■ **Work to complete**: Quote from the first line below through the line that contains "ax.tick_params(axis='x', length=0, labelsize=16, pad=4)", both included, and leave the pictures out.

■ **Stored data**:
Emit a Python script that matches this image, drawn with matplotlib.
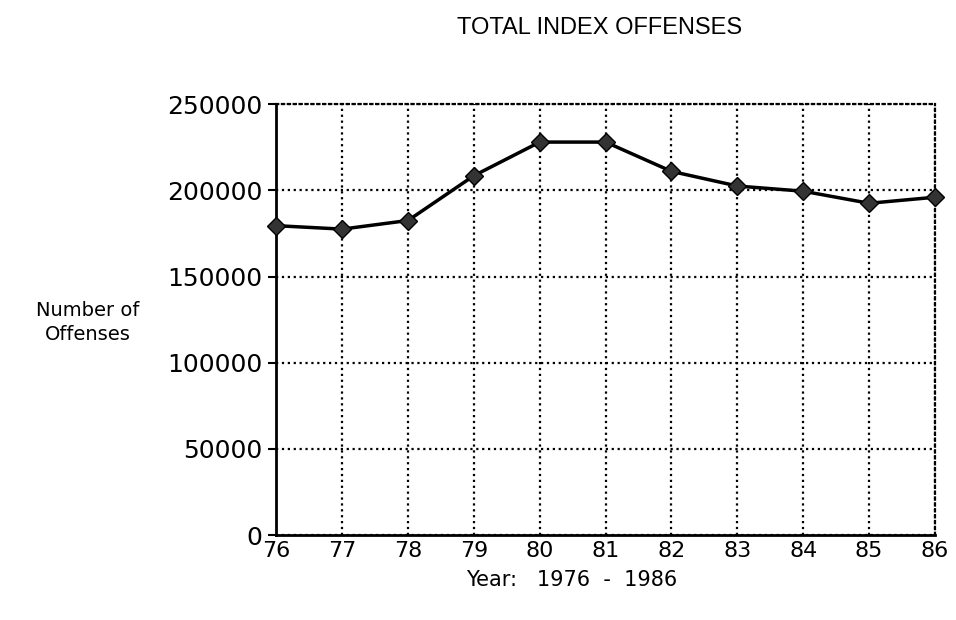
import numpy as np
import matplotlib
matplotlib.use("Agg")
import matplotlib.pyplot as plt

years = [76, 77, 78, 79, 80, 81, 82, 83, 84, 85, 86]
offenses = [179500, 177500, 182500, 208500, 228000, 228000, 211000, 202500, 199500, 192500, 196000]

plt.rcParams['font.family'] = ['DejaVu Sans']

fig = plt.figure(figsize=(9.56, 6.2), dpi=100)
ax = fig.add_axes([0.289, 0.137, 0.689, 0.695])

ax.plot(years, offenses, color='black', lw=2.5, marker='D', ms=9,
        markerfacecolor='#333333', markeredgecolor='black', zorder=3, clip_on=False)

ax.set_xlim(76, 86)
ax.set_ylim(0, 250000)
ax.set_xticks(years)
ax.set_yticks(np.arange(0, 250001, 50000))
ax.grid(True, color='black', ls=':', lw=1.6)
for s in ['top', 'right']:
    ax.spines[s].set_linestyle(':')
    ax.spines[s].set_linewidth(1.6)
for s in ['left', 'bottom']:
    ax.spines[s].set_linewidth(2)
ax.tick_params(axis='y', length=6, width=1.5, labelsize=18, pad=4)
ax.tick_params(axis='x', length=0, labelsize=16, pad=4)

fig.text(0.598, 0.064, "Year:   1976  -  1986", fontsize=15, ha='center', va='center')
fig.text(0.092, 0.48, "Number of\nOffenses", fontsize=14, ha='center', va='center',
         linespacing=1.3)
fig.text(0.627, 0.955, "TOTAL INDEX OFFENSES", fontsize=17, ha='center', va='center',
         family='Liberation Sans')

fig.savefig("out.png", dpi=100)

■ **Complete output**:
Emit a Python script that matches this image, drawn with matplotlib.
import numpy as np
import matplotlib
matplotlib.use("Agg")
import matplotlib.pyplot as plt

years = [76, 77, 78, 79, 80, 81, 82, 83, 84, 85, 86]
offenses = [179500, 177500, 182500, 208500, 228000, 228000, 211000, 202500, 199500, 192500, 196000]

plt.rcParams['font.family'] = ['DejaVu Sans']

fig = plt.figure(figsize=(9.56, 6.2), dpi=100)
ax = fig.add_axes([0.289, 0.137, 0.689, 0.695])

ax.plot(years, offenses, color='black', lw=2.5, marker='D', ms=9,
        markerfacecolor='#333333', markeredgecolor='black', zorder=3, clip_on=False)

ax.set_xlim(76, 86)
ax.set_ylim(0, 250000)
ax.set_xticks(years)
ax.set_yticks(np.arange(0, 250001, 50000))
ax.grid(True, color='black', ls=':', lw=1.6)
for s in ['top', 'right']:
    ax.spines[s].set_linestyle(':')
    ax.spines[s].set_linewidth(1.6)
for s in ['left', 'bottom']:
    ax.spines[s].set_linewidth(2)
ax.tick_params(axis='y', length=6, width=1.5, labelsize=18, pad=4)
ax.tick_params(axis='x', length=0, labelsize=16, pad=4)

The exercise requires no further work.